On May 18, Richardson got the call from Debrah Snider that he had been hoping for: Luther was on the move. She said he’d told her that he needed to go for a hike in the mountains to clear his mind. Then he’d called J.D. Eerebout and said, “I think it’s time for a road trip. Pick me up at twelve-thirty. I need you to drive me to a couple of places.”

Luther threw a few things and a sleeping bag into a backpack, Debrah said. Then he’d asked to borrow her truck so that he could get money from an ATM machine. Her horse trailer was attached to the truck, but he insisted that there wasn’t time to unhitch it. He got behind the wheel.

“He was driving like a madman,” Snider said. He swerved across lanes of traffic, the tires squealing and the trailer tipping dangerously from side to side. He honked and shouted at other drivers, and when a woman wouldn’t let him cut into her lane, it really set him off.

“You fuckin’ bitch,” he screamed out the window at the startled woman. “Get off the road!”

Debrah had seen him angry before, but not like this. His eyes truly resembled those of the wounded bull on her poster. Afraid that he’d turn her trailer over, she demanded that he stop and let her drive. “I said, ‘You’re too angry.’ ”

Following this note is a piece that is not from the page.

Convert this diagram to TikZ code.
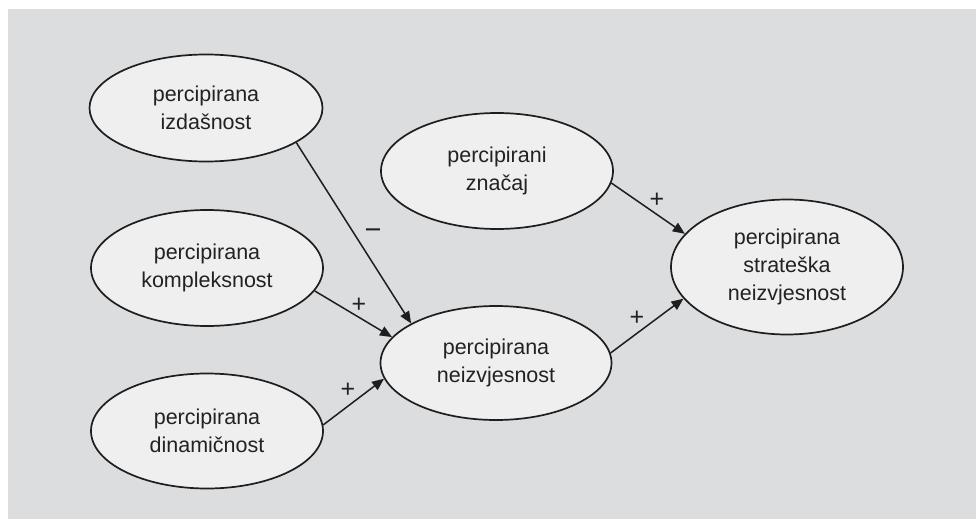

Luther slammed on the brakes in the middle of traffic and jumped out. He grabbed the backpack that was in the bed of the truck and took off without looking back.

Snider tried to find J.D. at the highway exit where Luther asked to be picked up so that J.D. would know where to look for his friend. But the boy wasn’t there yet. That’s when she went to a telephone booth and called Richardson.

“I think he’s going to the grave,” she said.

“You think he’s goin’ to move the body?” Richardson asked.

“At least, you know, bury it better or somethin,’ ” she replied.

“Okay,” Richardson said, “just go ahead and tell me why you think that.”

Snider realized that she had all but conceded that she knew Luther had buried Elder. The fact was, that morning he told her he wanted to place rocks on the grave to keep animals from digging up the body. But how could she explain without becoming a witness against Tom? “Well, I just do,” she told Richardson. “I mean, I can’t tell ya why. I don’t know why, I just.. I just do.”

Luther was real angry, she said. “He’s tired of you jackin’ him around. He says that if somebody was to take and, uh, kill your wife and family, it’d teach you a lesson.”

There was a pause, then Richardson asked what sort of weapons he was carrying. Nothing that she knew of, Debrah responded, but he might stop at the Eerebouts, and they probably had guns.

“Do you feel safe?” Richardson asked.

Debrah sighed. Again, she appreciated the detective’s concern. But what did it matter if Tom was gone? “I don’t value my life a whole lot, Mr. Richardson,” she said.

“You think he’s gonna try to kill ya?”

“I don’t.... I don’t know,” Snider replied. She wanted to cry. How could it have come to this, that the man she loved could conceivably want her dead? She didn’t want to believe it. “I don’t think I’m in that much danger, but this man’s real paranoid.”

“What do you think he’s gonna do if a cop stops him?” Richardson asked.

“If he has somethin’, he would kill ’em.”

“You think he’d kill ’em?”

“Absolutely.”

“Without a doubt?”

“Without a doubt.... ’Cause he hates cops.”

“Do you think he buried her up there?” Richardson asked.

“I don’t know if he buried her at all,” she lied, but she was damned if she’d be a witness against Tom. “You know, I don’t know if he did this. I think it’s a possibility.”

“Do you think he’s capable of killin’ her?”

She paused. In this case, the truth could not be used against Luther in court, but it might help Richardson. “Yeah, I do,” she said. “I think he’s capable of killin’ her.”

“Why is he makin’ these threats against my family?” Richardson asked. “Why is he so stuck on me?”